Max Verstappen wyjawia największą słabość Red Bull Racing przed sezonem F1 2024
Nie umniejszając osiągnięć Holendra i jego zespołu, miniony sezon F1 był dla Red Bulla jak spacerek. Tylko w Singapurze zostali pokonani przez Scuderia Ferrari, a sam Verstappen wygrał 19 z 22 wyścigów. Jego zespołowy kolega Sergio Perez okazał się lepszy tylko w dwóch rundach w Jeddah i Baku.
3-krotny już mistrz świata stwierdził, że jego zespół będzie skupiał się na słabościach, jakie trapiły ich w tym roku. Holender wspomniał tu o wolnych zakrętach oraz pokonywaniu krawężników. Jeśli wykonają odpowiednio swoje zadanie domowe przed rozpoczęciem przyszłego sezonu, kibice mogą zapomnieć o zmianie dominującego zespołu w F1 2024.
Choć miniony sezon był dla nich tak dobry, że ciężko będzie go pobić. Jak wspomnieliśmy, lepsi od nich tylko raz okazali się Carlos Sainz i zespół Scuderia Ferrari. Wszystkie inne wyścigi padły ich łupem, a rywale często nie byli nawet bliscy zagrożenia pozycji Verstappena i Red Bull Racing.
Max Verstappen: – Oczywiście, że są słabości. Spójrzcie na nasz weekend wyścigowy w Singapurze. Ogólnie rzecz biorąc, na torach ulicznych mamy trochę większe trudności, podobnie jak w Las Vegas. Niska prędkość zdecydowanie nie jest naszą najmocniejszą stroną w samochodzie. Pokonywanie nierówności i krawężników to również obszar, w którym możemy się poprawić.
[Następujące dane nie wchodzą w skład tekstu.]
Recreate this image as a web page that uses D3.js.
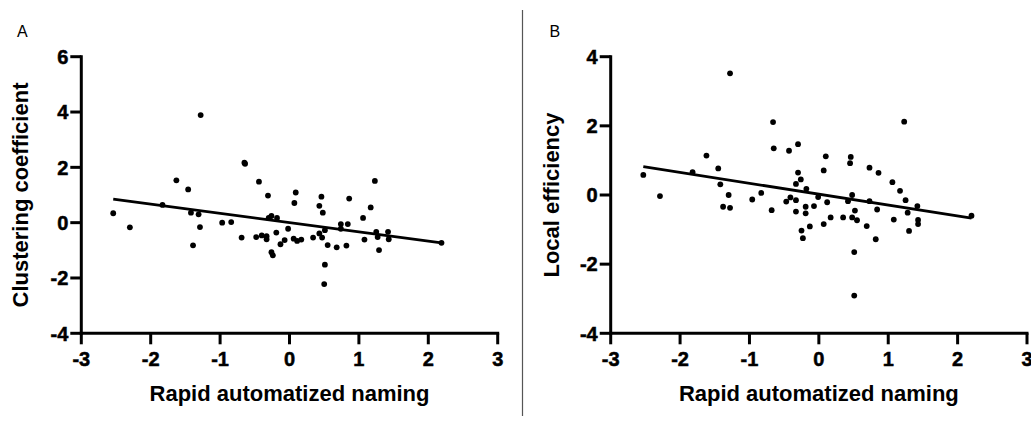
<!DOCTYPE html>
<html>
<head>
<meta charset="utf-8">
<script src="https://cdn.jsdelivr.net/npm/d3@7"></script>
<style>
  html, body { margin: 0; padding: 0; background: #fff; }
  svg { display: block; font-family: "Liberation Sans", Arial, sans-serif; }
</style>
</head>
<body>
<svg id="chart" width="1031" height="427"></svg>
<script>
// Rapid automatized naming scores (x) against network measures (y)
const xTicks = [-3, -2, -1, 0, 1, 2, 3];
const yTicksA = [-4, -2, 0, 2, 4, 6];
const yTicksB = [-4, -2, 0, 2, 4];

const ranA = [-2.54,-2.30,-1.83,-1.63,-1.46,-1.42,-1.39,-1.31,-1.28,-1.29,
  -0.97,-0.84,-0.69,-0.65,-0.64,-0.48,-0.44,-0.40,-0.33,-0.33,
  -0.31,-0.30,-0.26,-0.26,-0.24,-0.19,-0.18,-0.13,-0.07,-0.02,
  0.06,0.07,0.09,0.11,0.17,0.34,0.43,0.43,0.46,0.48,
  0.47,0.51,0.51,0.50,0.55,0.68,0.74,0.74,0.82,0.84,
  0.86,1.06,1.08,1.17,1.23,1.25,1.27,1.29,1.42,1.43,2.19];
const clusteringCoef = [0.34,-0.17,0.64,1.53,1.20,0.36,-0.82,0.30,3.89,-0.16,
  0.00,0.02,-0.54,2.17,2.13,-0.52,1.48,-0.46,-0.49,-0.60,
  0.98,0.17,0.24,-1.07,-1.18,-0.36,0.17,-0.78,-0.63,-0.22,
  -0.58,0.71,1.09,-0.66,-0.61,-0.54,0.61,-0.39,0.94,0.36,
  -0.54,-0.27,-1.52,-2.22,-0.81,-0.89,-0.05,-0.22,-0.83,-0.05,
  0.87,0.17,-0.61,0.55,1.51,-0.33,-0.52,-0.99,-0.33,-0.60,-0.73];
const fitAx = [-2.54, 2.19];
const fitAy = [0.85, -0.73];

const ranB = [-2.53,-2.29,-1.82,-1.62,-1.45,-1.42,-1.38,-1.30,-1.28,-1.28,
  -0.96,-0.83,-0.68,-0.66,-0.65,-0.47,-0.43,-0.41,-0.33,-0.33,
  -0.33,-0.30,-0.30,-0.26,-0.25,-0.23,-0.19,-0.19,-0.18,-0.13,
  -0.07,-0.01,0.07,0.07,0.10,0.12,0.17,0.35,0.42,0.45,
  0.46,0.48,0.48,0.52,0.51,0.51,0.55,0.69,0.73,0.73,
  0.82,0.84,0.86,1.06,1.08,1.17,1.23,1.25,1.28,1.30,
  1.42,1.43,1.43,2.20];
const localEff = [0.58,-0.03,0.66,1.14,0.77,0.31,-0.34,0.00,3.52,-0.37,
  -0.13,0.06,-0.44,2.11,1.35,-0.19,1.28,-0.07,-0.48,-0.15,
  0.32,1.47,0.65,0.45,-1.03,-1.25,-0.34,-0.53,0.18,-0.91,
  -0.32,-0.06,0.71,-0.84,1.12,-0.21,-0.65,-0.65,-0.18,0.92,
  1.10,0.00,-0.65,-0.45,-1.65,-2.91,-0.73,-0.90,0.79,-0.18,
  -1.28,-0.42,0.64,0.37,-0.71,0.12,2.12,-0.15,-0.51,-1.04,
  -0.32,-0.72,-0.84,-0.60];
const fitBx = [-2.53, 2.20];
const fitBy = [0.82, -0.67];

const FONT = '"Liberation Sans", Arial, sans-serif';
const TICK = 11;
const AXIS_W = 3;
const svg = d3.select("#chart");

// separator between the two panels
svg.append("line")
  .attr("x1", 522.5).attr("x2", 522.5)
  .attr("y1", 10).attr("y2", 416)
  .attr("stroke", "#555").attr("stroke-width", 1.2);

function tickLabel(sel) {
  sel.attr("font-family", FONT).attr("font-size", 20).attr("font-weight", "bold")
    .attr("fill", "#000").attr("stroke", "#000").attr("stroke-width", 0.5)
    .text(d => String(d));
}

// bottom axis: baseline, ticks and bold labels placed by the x scale
function bottomAxis(g, x, y0, values) {
  const ax = g.append("g").attr("class", "x-axis");
  const [r0, r1] = x.range();
  ax.append("line").attr("x1", r0).attr("x2", r1).attr("y1", y0).attr("y2", y0)
    .attr("stroke", "#000").attr("stroke-width", AXIS_W).attr("stroke-linecap", "square");
  const t = ax.selectAll("g.xt").data(values).join("g")
    .attr("class", "xt").attr("transform", d => `translate(${x(d)},${y0})`);
  t.append("line").attr("y2", TICK).attr("stroke", "#000").attr("stroke-width", AXIS_W);
  t.append("text").attr("y", 33).attr("text-anchor", "middle").call(tickLabel);
}

// left axis: vertical line, ticks and bold labels placed by the y scale
function leftAxis(g, y, x0, values) {
  const ax = g.append("g").attr("class", "y-axis");
  const [r0, r1] = y.range();
  ax.append("line").attr("x1", x0).attr("x2", x0).attr("y1", r0).attr("y2", r1)
    .attr("stroke", "#000").attr("stroke-width", AXIS_W).attr("stroke-linecap", "square");
  const t = ax.selectAll("g.yt").data(values).join("g")
    .attr("class", "yt").attr("transform", d => `translate(${x0},${y(d)})`);
  t.append("line").attr("x2", -TICK).attr("stroke", "#000").attr("stroke-width", AXIS_W);
  t.append("text").attr("x", -TICK - 2).attr("dy", "0.36em").attr("text-anchor", "end")
    .call(tickLabel);
}

function panel(opts) {
  const g = svg.append("g");
  const x = d3.scaleLinear().domain([-3, 3]).range([opts.x0, opts.x1]);
  const y = d3.scaleLinear().domain(opts.yDomain).range([333.3, 56.7]);

  bottomAxis(g, x, y.range()[0], xTicks);
  leftAxis(g, y, opts.x0, opts.yTicks);

  // regression line
  const fit = opts.fitX.map((v, i) => [v, opts.fitY[i]]);
  g.append("path")
    .datum(fit)
    .attr("d", d3.line().x(d => x(d[0])).y(d => y(d[1])))
    .attr("fill", "none").attr("stroke", "#000").attr("stroke-width", 2.8);

  // data points
  const pts = opts.xs.map((v, i) => [v, opts.ys[i]]);
  g.selectAll("circle.pt").data(pts).join("circle")
    .attr("class", "pt")
    .attr("cx", d => x(d[0])).attr("cy", d => y(d[1]))
    .attr("r", 2.9).attr("fill", "#000");

  // axis titles
  g.append("text")
    .attr("x", (opts.x0 + opts.x1) / 2).attr("y", 401)
    .attr("text-anchor", "middle")
    .attr("font-family", FONT).attr("font-weight", "bold").attr("font-size", 22)
    .text("Rapid automatized naming");

  g.append("text")
    .attr("transform", `translate(${opts.yTitleX},195) rotate(-90)`)
    .attr("text-anchor", "middle")
    .attr("font-family", FONT).attr("font-weight", "bold").attr("font-size", 22)
    .text(opts.yTitle);

  // panel letter
  g.append("text")
    .attr("x", opts.letterX).attr("y", 36.5)
    .attr("font-family", FONT).attr("font-size", 16)
    .text(opts.letter);
}

panel({
  x0: 81.3, x1: 497.7, yDomain: [-4, 6], yTicks: yTicksA,
  xs: ranA, ys: clusteringCoef, fitX: fitAx, fitY: fitAy,
  yTitle: "Clustering coefficient", yTitleX: 28, letter: "A", letterX: 17
});

panel({
  x0: 610.7, x1: 1027, yDomain: [-4, 4], yTicks: yTicksB,
  xs: ranB, ys: localEff, fitX: fitBx, fitY: fitBy,
  yTitle: "Local efficiency", yTitleX: 559, letter: "B", letterX: 549.5
});
</script>
</body>
</html>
Rywale mają dużo więcej pracy przed rozpoczęciem sezonu
Choć to oczywiste, że Red Bull i Verstappen nie osiądą na laurach, ich rywale także nie odpuszczają. Podczas sezonu widzieliśmy bardzo mocny postęp w wykonaniu McLaren Racing. Ekipa reprezentowana na torze przez Lando Norrisa i Oscara Piastriego z ostatniej siły w stawce pod koniec sezonu dysponowała drugim najszybszym samochodem w stawce.
Nie można także wykluczać Mercedesa, który zachowuje na sezon F1 2024 taki sam skład. Co prawda Lewis Hamilton w tym roku pokonał George Russella, jednak obaj kierowcy prezentowali bardzo wysoki poziom. Jeśli tylko ich samochód będzie nieco szybszy, na pewno będą chcieli zagrozić Red Bullowi.
Zmiana lidera dopiero w 2025 roku?
Smutna prawda jest jednak taka, że ewentualną zmianę dominatora zobaczymy najprawdopodobniej dopiero w 2025 roku. Wtedy też pojawi się nowy regulamin techniczny i zmiany w przepisach. Do tej pory to Red Bull Racing prawdopodobnie będzie najszybszy, rozwijając swój mistrzowski projekt w odpowiednim kierunku.